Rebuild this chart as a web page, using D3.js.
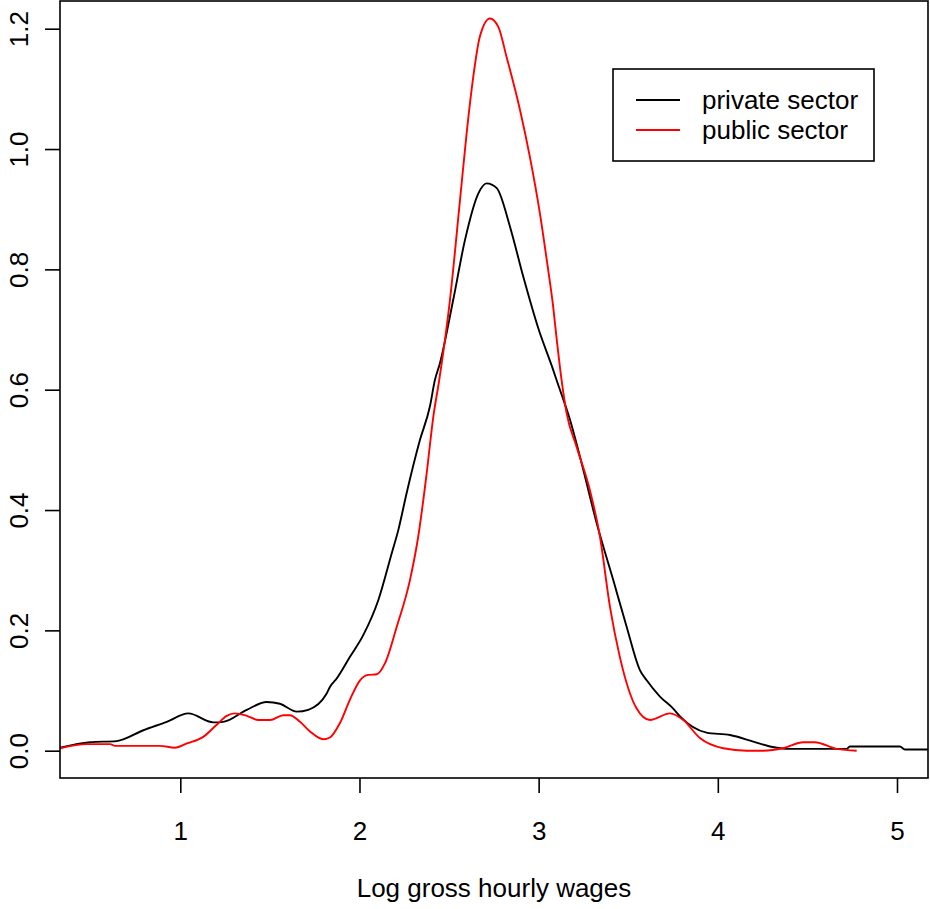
<!DOCTYPE html>
<html><head><meta charset="utf-8">
<script src="https://cdn.jsdelivr.net/npm/d3@7"></script>
<style>body{margin:0;background:#fff}text{font-family:Arial,"Liberation Sans",sans-serif}</style>
</head><body><svg id="c" width="930" height="909"></svg>
<script>
const privateX = [0.329,0.496,0.645,0.794,0.924,1.045,1.184,1.240,1.371,1.482,1.556,1.650,1.714,1.817,1.835,1.873,1.947,2.021,2.105,2.180,2.217,2.263,2.337,2.393,2.421,2.449,2.523,2.589,2.663,2.710,2.766,2.840,2.914,2.998,3.081,3.100,3.175,3.249,3.324,3.416,3.491,3.565,3.603,3.677,3.751,3.789,3.937,4.068,4.198,4.291,4.402,4.719,4.737,5.016,5.044,5.176];
const privateY = [0.005,0.014,0.016,0.034,0.048,0.062,0.047,0.048,0.068,0.081,0.078,0.065,0.068,0.095,0.106,0.120,0.156,0.192,0.250,0.328,0.367,0.428,0.516,0.572,0.616,0.644,0.749,0.849,0.926,0.943,0.935,0.871,0.788,0.702,0.633,0.616,0.550,0.467,0.378,0.284,0.206,0.134,0.117,0.090,0.070,0.057,0.030,0.026,0.015,0.007,0.003,0.003,0.007,0.007,0.002,0.002];
const publicX = [0.329,0.478,0.608,0.636,0.887,0.970,1.036,1.128,1.203,1.259,1.305,1.371,1.435,1.501,1.575,1.612,1.668,1.724,1.798,1.835,1.891,1.947,2.003,2.049,2.096,2.142,2.208,2.282,2.328,2.375,2.412,2.445,2.505,2.561,2.598,2.635,2.672,2.728,2.775,2.821,2.896,2.951,3.007,3.045,3.081,3.097,3.128,3.156,3.212,3.286,3.342,3.398,3.453,3.547,3.621,3.733,3.807,3.900,4.030,4.161,4.253,4.365,4.477,4.541,4.663,4.775];
const publicY = [0.004,0.011,0.011,0.008,0.008,0.005,0.012,0.023,0.043,0.058,0.062,0.058,0.051,0.051,0.059,0.059,0.048,0.032,0.019,0.022,0.046,0.085,0.117,0.126,0.127,0.145,0.206,0.284,0.356,0.461,0.555,0.616,0.749,0.915,1.026,1.120,1.187,1.217,1.203,1.153,1.065,0.987,0.893,0.816,0.738,0.694,0.616,0.561,0.505,0.433,0.356,0.239,0.156,0.070,0.051,0.062,0.051,0.021,0.004,0.000,0.000,0.004,0.014,0.014,0.003,0.000];
const xTicks = [1,2,3,4,5];
const yTicks = [0,0.2,0.4,0.6,0.8,1.0,1.2];
const seriesNames = ["private sector","public sector"];
const seriesColors = ["#000000","#ff0000"];
const xTitle = "Log gross hourly wages";

const svg = d3.select("#c");
const L=60, R=928, T=1, B=778, FS=26;
const x = d3.scaleLinear().domain([1,5]).range([180.3,897]);
const y = d3.scaleLinear().domain([0,1.2]).range([750.7,28.7]);

svg.append("clipPath").attr("id","clip").append("rect")
  .attr("x",L).attr("y",T).attr("width",R-L).attr("height",B-T);

const line = d3.line().x(d=>x(d[0])).y(d=>y(d[1])).curve(d3.curveMonotoneX);
const series = [d3.zip(privateX,privateY), d3.zip(publicX,publicY)];
svg.append("g").attr("clip-path","url(#clip)").selectAll("path").data(series).join("path")
  .attr("d",line).attr("fill","none").attr("stroke",(d,i)=>seriesColors[i])
  .attr("stroke-width",1.9).attr("stroke-linejoin","round");

// box
svg.append("rect").attr("x",L).attr("y",T).attr("width",R-L).attr("height",B-T)
  .attr("fill","none").attr("stroke","#000").attr("stroke-width",1.6);

// x axis
const xa = svg.append("g").attr("transform",`translate(0,${B})`)
  .call(d3.axisBottom(x).tickValues(xTicks).tickSize(15).tickFormat(d3.format("d")));
xa.select(".domain").remove();
xa.selectAll("line").attr("stroke-width",1.6);
xa.selectAll("text").attr("font-size",FS).attr("fill","#000").attr("y",null).attr("dy",null)
  .attr("transform","translate(0,62)");

// y axis
const ya = svg.append("g").attr("transform",`translate(${L},0)`)
  .call(d3.axisLeft(y).tickValues(yTicks).tickSize(15).tickFormat(d3.format(".1f")));
ya.select(".domain").remove();
ya.selectAll("line").attr("stroke-width",1.6);
ya.selectAll("text").attr("font-size",FS).attr("fill","#000").attr("x",null).attr("dy",null)
  .attr("text-anchor","middle").attr("transform","translate(-32,0) rotate(-90)");

svg.append("text").attr("x",(L+R)/2).attr("y",897).attr("text-anchor","middle")
  .attr("font-size",FS).text(xTitle);

// legend
const lg = svg.append("g");
lg.append("rect").attr("x",613).attr("y",69).attr("width",261).attr("height",92)
  .attr("fill","#fff").attr("stroke","#000").attr("stroke-width",1.6);
seriesNames.forEach((n,i)=>{
  const ly = 100 + i*30;
  lg.append("line").attr("x1",636).attr("x2",680).attr("y1",ly).attr("y2",ly)
    .attr("stroke",seriesColors[i]).attr("stroke-width",1.9);
  lg.append("text").attr("x",702).attr("y",ly+9).attr("font-size",FS).text(n);
});
</script></body></html>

**Goal of the exercise:** Give all the lines above again, character for character, without pictures.

**The answer:**
Rebuild this chart as a web page, using D3.js.
<!DOCTYPE html>
<html><head><meta charset="utf-8">
<script src="https://cdn.jsdelivr.net/npm/d3@7"></script>
<style>body{margin:0;background:#fff}text{font-family:Arial,"Liberation Sans",sans-serif}</style>
</head><body><svg id="c" width="930" height="909"></svg>
<script>
const privateX = [0.329,0.496,0.645,0.794,0.924,1.045,1.184,1.240,1.371,1.482,1.556,1.650,1.714,1.817,1.835,1.873,1.947,2.021,2.105,2.180,2.217,2.263,2.337,2.393,2.421,2.449,2.523,2.589,2.663,2.710,2.766,2.840,2.914,2.998,3.081,3.100,3.175,3.249,3.324,3.416,3.491,3.565,3.603,3.677,3.751,3.789,3.937,4.068,4.198,4.291,4.402,4.719,4.737,5.016,5.044,5.176];
const privateY = [0.005,0.014,0.016,0.034,0.048,0.062,0.047,0.048,0.068,0.081,0.078,0.065,0.068,0.095,0.106,0.120,0.156,0.192,0.250,0.328,0.367,0.428,0.516,0.572,0.616,0.644,0.749,0.849,0.926,0.943,0.935,0.871,0.788,0.702,0.633,0.616,0.550,0.467,0.378,0.284,0.206,0.134,0.117,0.090,0.070,0.057,0.030,0.026,0.015,0.007,0.003,0.003,0.007,0.007,0.002,0.002];
const publicX = [0.329,0.478,0.608,0.636,0.887,0.970,1.036,1.128,1.203,1.259,1.305,1.371,1.435,1.501,1.575,1.612,1.668,1.724,1.798,1.835,1.891,1.947,2.003,2.049,2.096,2.142,2.208,2.282,2.328,2.375,2.412,2.445,2.505,2.561,2.598,2.635,2.672,2.728,2.775,2.821,2.896,2.951,3.007,3.045,3.081,3.097,3.128,3.156,3.212,3.286,3.342,3.398,3.453,3.547,3.621,3.733,3.807,3.900,4.030,4.161,4.253,4.365,4.477,4.541,4.663,4.775];
const publicY = [0.004,0.011,0.011,0.008,0.008,0.005,0.012,0.023,0.043,0.058,0.062,0.058,0.051,0.051,0.059,0.059,0.048,0.032,0.019,0.022,0.046,0.085,0.117,0.126,0.127,0.145,0.206,0.284,0.356,0.461,0.555,0.616,0.749,0.915,1.026,1.120,1.187,1.217,1.203,1.153,1.065,0.987,0.893,0.816,0.738,0.694,0.616,0.561,0.505,0.433,0.356,0.239,0.156,0.070,0.051,0.062,0.051,0.021,0.004,0.000,0.000,0.004,0.014,0.014,0.003,0.000];
const xTicks = [1,2,3,4,5];
const yTicks = [0,0.2,0.4,0.6,0.8,1.0,1.2];
const seriesNames = ["private sector","public sector"];
const seriesColors = ["#000000","#ff0000"];
const xTitle = "Log gross hourly wages";

const svg = d3.select("#c");
const L=60, R=928, T=1, B=778, FS=26;
const x = d3.scaleLinear().domain([1,5]).range([180.3,897]);
const y = d3.scaleLinear().domain([0,1.2]).range([750.7,28.7]);

svg.append("clipPath").attr("id","clip").append("rect")
  .attr("x",L).attr("y",T).attr("width",R-L).attr("height",B-T);

const line = d3.line().x(d=>x(d[0])).y(d=>y(d[1])).curve(d3.curveMonotoneX);
const series = [d3.zip(privateX,privateY), d3.zip(publicX,publicY)];
svg.append("g").attr("clip-path","url(#clip)").selectAll("path").data(series).join("path")
  .attr("d",line).attr("fill","none").attr("stroke",(d,i)=>seriesColors[i])
  .attr("stroke-width",1.9).attr("stroke-linejoin","round");

// box
svg.append("rect").attr("x",L).attr("y",T).attr("width",R-L).attr("height",B-T)
  .attr("fill","none").attr("stroke","#000").attr("stroke-width",1.6);

// x axis
const xa = svg.append("g").attr("transform",`translate(0,${B})`)
  .call(d3.axisBottom(x).tickValues(xTicks).tickSize(15).tickFormat(d3.format("d")));
xa.select(".domain").remove();
xa.selectAll("line").attr("stroke-width",1.6);
xa.selectAll("text").attr("font-size",FS).attr("fill","#000").attr("y",null).attr("dy",null)
  .attr("transform","translate(0,62)");

// y axis
const ya = svg.append("g").attr("transform",`translate(${L},0)`)
  .call(d3.axisLeft(y).tickValues(yTicks).tickSize(15).tickFormat(d3.format(".1f")));
ya.select(".domain").remove();
ya.selectAll("line").attr("stroke-width",1.6);
ya.selectAll("text").attr("font-size",FS).attr("fill","#000").attr("x",null).attr("dy",null)
  .attr("text-anchor","middle").attr("transform","translate(-32,0) rotate(-90)");

svg.append("text").attr("x",(L+R)/2).attr("y",897).attr("text-anchor","middle")
  .attr("font-size",FS).text(xTitle);

// legend
const lg = svg.append("g");
lg.append("rect").attr("x",613).attr("y",69).attr("width",261).attr("height",92)
  .attr("fill","#fff").attr("stroke","#000").attr("stroke-width",1.6);
seriesNames.forEach((n,i)=>{
  const ly = 100 + i*30;
  lg.append("line").attr("x1",636).attr("x2",680).attr("y1",ly).attr("y2",ly)
    .attr("stroke",seriesColors[i]).attr("stroke-width",1.9);
  lg.append("text").attr("x",702).attr("y",ly+9).attr("font-size",FS).text(n);
});
</script></body></html>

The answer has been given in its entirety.